Skinnytaste's Unstuffed Cabbage Soup

This recipe is the best kind of recipe: incredibly simple and incredibly tasty. It says it serves 8, but Z and I ate it up within two days. ¯\_(ツ)_/¯ Bookmark this for a cold, wintery evening!

INGREDIENTS

  • 1 pound lean ground beef

  • 1 1/8 tsp kosher salt

  • 1 large white onion, finely chopped

  • 3 garlic cloves, minced

  • 1.5 tsp sweet paprika

  • 1/2 tsp dried thyme

  • (2) 14-.5 ounce cans petite diced tomatoes

  • (1) 8 ounce can tomato sauce

  • 5 cups Swanson unsalted cooking beef stock OR 5 cups water + 5 tsp Better Than Bullion Roast Beef Paste*

  • 4 cups chopped green cabbage

  • Freshly cracked black pepper

  • 1 cup cooked brown rice

INSTRUCTIONS

  • *If making your own stock via water + paste, do this first in an appropriately sized soup pot. Comes together within literal seconds.

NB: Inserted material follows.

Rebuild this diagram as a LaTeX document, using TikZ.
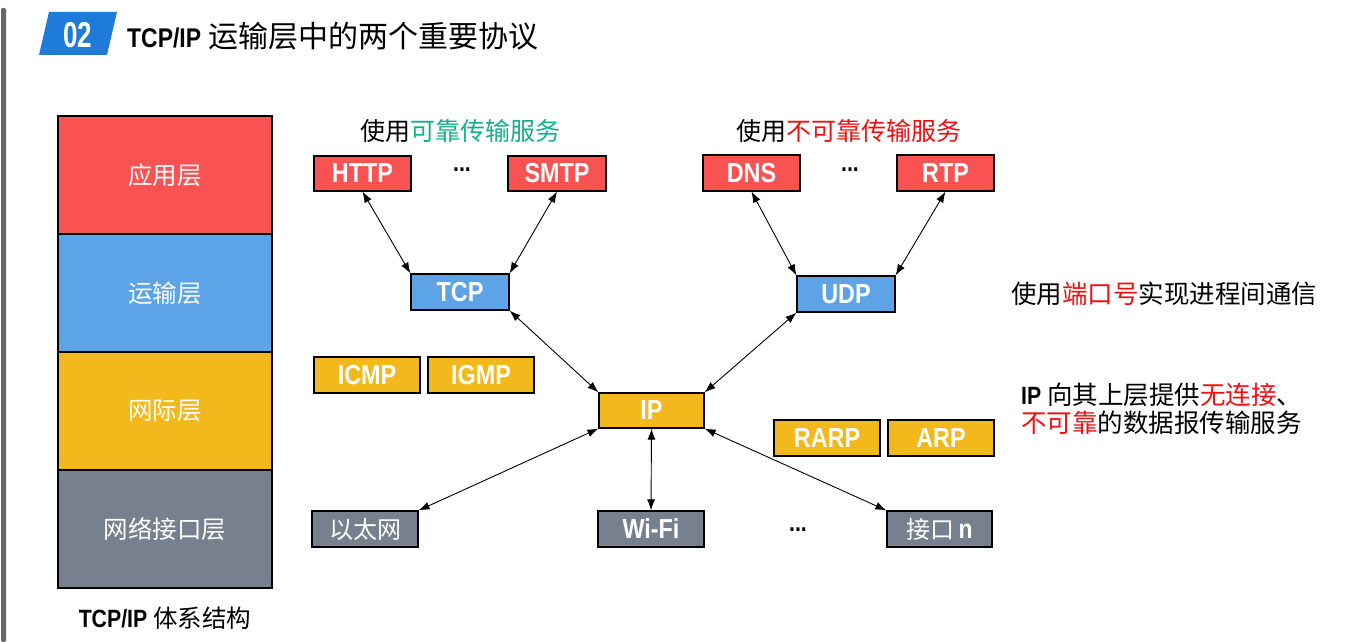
\documentclass[tikz,border=0pt]{standalone}
\usepackage{fontspec}
\setmainfont{Noto Sans CJK SC}
\newfontfamily\cond{Liberation Sans}[FakeStretch=0.85]
\usetikzlibrary{arrows.meta}
\definecolor{lred}{HTML}{F95252}
\definecolor{lblue}{HTML}{5CA3E8}
\definecolor{lyellow}{HTML}{F3B81B}
\definecolor{lgray}{HTML}{76808F}
\definecolor{banner}{HTML}{1F7BDA}
\definecolor{teal}{HTML}{12B08C}
\definecolor{hot}{HTML}{EE1111}
\tikzset{
  layer/.style={draw=black, line width=1.2pt, text=white, minimum width=214pt, minimum height=118pt, inner sep=0pt, font=\fontsize{24.5}{24.5}\selectfont},
  proto/.style={draw=black, line width=1.2pt, text=white, inner sep=0pt, minimum height=36pt, font=\fontsize{27.5}{27.5}\selectfont\cond\bfseries},
  cjkproto/.style={proto, font=\fontsize{24}{24}\selectfont},
  biarrow/.style={{Latex[length=11pt,width=8pt]}-{Latex[length=11pt,width=8pt]}, line width=0.9pt},
  dots/.style={font=\fontsize{25}{25}\selectfont\cond\bfseries, inner sep=0pt},
  head/.style={font=\fontsize{25}{25}\selectfont, inner sep=0pt}
}
\begin{document}
\begin{tikzpicture}[x=1pt,y=-1pt]
\useasboundingbox (0,0) rectangle (1362,642);
\fill[white] (0,0) rectangle (1362,642);
% left bar
\fill[gray!80!black, rounded corners=2pt] (1,8) rectangle (6,642);
% banner
\fill[banner] (49,12) -- (117,12) -- (107,55) -- (39,55) -- cycle;
\node[text=white, inner sep=0pt] (num) at (78,35) {\fontsize{36}{36}\selectfont\cond\bfseries\scalebox{0.85}[1]{02}};
\node[anchor=west, inner sep=0pt] (title) at (127,36) {{\fontsize{27}{27}\selectfont\cond\bfseries TCP/IP}\hspace{7pt}{\fontsize{30}{30}\selectfont 运输层中的两个重要协议}};

% layer stack
\node[layer, fill=lred] (app) at (165,175) {应用层};
\node[layer, fill=lblue] (trans) at (165,293) {运输层};
\node[layer, fill=lyellow] (net) at (165,411) {网际层};
\node[layer, fill=lgray] (link) at (165,529) {网络接口层};
\node[inner sep=0pt] (stackcap) at (165,618) {{\fontsize{25}{25}\selectfont\cond\bfseries TCP/IP}\hspace{6pt}{\fontsize{24.5}{24.5}\selectfont 体系结构}};

% headings
\node[head] (hrel) at (460,131) {使用\textcolor{teal}{可靠传输服务}};
\node[head] (hunrel) at (849,131) {使用\textcolor{hot}{不可靠传输服务}};

% application protocols
\node[proto, fill=lred, minimum width=97pt, minimum height=35pt] (http) at (362.5,173.5) {HTTP};
\node[dots] (d1) at (462,170) {...};
\node[proto, fill=lred, minimum width=98pt, minimum height=35pt] (smtp) at (557,173.5) {SMTP};
\node[proto, fill=lred, minimum width=97pt] (dns) at (751.5,173) {DNS};
\node[dots] (d2) at (850,170) {...};
\node[proto, fill=lred, minimum width=97pt] (rtp) at (945.5,173) {RTP};

% transport
\node[proto, fill=lblue, minimum width=98pt] (tcp) at (460,292) {TCP};
\node[proto, fill=lblue, minimum width=98pt] (udp) at (846,294) {UDP};

% network
\node[proto, fill=lyellow, minimum width=106pt] (icmp) at (367,375) {ICMP};
\node[proto, fill=lyellow, minimum width=106pt] (igmp) at (481,375) {IGMP};
\node[proto, fill=lyellow, minimum width=105pt, minimum height=35pt] (ip) at (651.5,410.5) {IP};
\node[proto, fill=lyellow, minimum width=106pt] (rarp) at (827,438) {RARP};
\node[proto, fill=lyellow, minimum width=106pt] (arp) at (941,438) {ARP};

% link
\node[cjkproto, fill=lgray, minimum width=106pt] (eth) at (365,529) {以太网};
\node[proto, fill=lgray, minimum width=106pt] (wifi) at (651,529) {Wi-Fi};
\node[dots] (d3) at (798,530) {...};
\node[proto, fill=lgray, minimum width=105pt, font=\fontsize{24}{24}\selectfont] (ifn) at (939.5,529) {接口\hspace{4pt}{\fontsize{27}{27}\selectfont\cond\bfseries n}};

% connectors
\draw[biarrow] (http.south) -- (tcp.north west);
\draw[biarrow] (smtp.south) -- (tcp.north east);
\draw[biarrow] (dns.south) -- (udp.north west);
\draw[biarrow] (rtp.south) -- (udp.north east);
\draw[biarrow] (tcp.south east) -- (ip.north west);
\draw[biarrow] (udp.south west) -- (ip.north east);
\draw[biarrow] (ip.south west) -- (eth.north east);
\draw[biarrow] (ip.south) -- (wifi.north);
\draw[biarrow] (ip.south east) -- (ifn.north west);

% right notes
\node[anchor=west, inner sep=0pt, font=\fontsize{25.5}{25.5}\selectfont] (port) at (1011,294) {使用\textcolor{hot}{端口号}实现进程间通信};
\node[anchor=north west, align=left, inner sep=0pt, font=\fontsize{25.5}{28}\selectfont] (ipnote) at (1021,383) {{\fontsize{25}{25}\selectfont\cond\bfseries IP}\hspace{6pt}向其上层提供\textcolor{hot}{无连接}、\\\textcolor{hot}{不可靠}的数据报传输服务};
\end{tikzpicture}
\end{document}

  • In a large pot or Dutch oven set over high heat, season the ground beef with 1/4 tsp of salt and cook, using a wooden spoon to break the meat into small pieces as it browns. Drain any fat from the pot and reduce the heat to medium-low. Add the onion, garlic, paprika, and thyme and cook until the onions are soft, 5 to 7 minutes. Add the tomatoes, tomato sauce, beef stock, and cabbage, and season with the remaining salt and black pepper to taste. Bring to a boil, reduce the heat to low, cover, and simmer until the cabbage is soft, about 35 minutes.

  • Add the cooked brown rice and simmer 5 more minutes before lading the soup into 8 serving bowls to serve.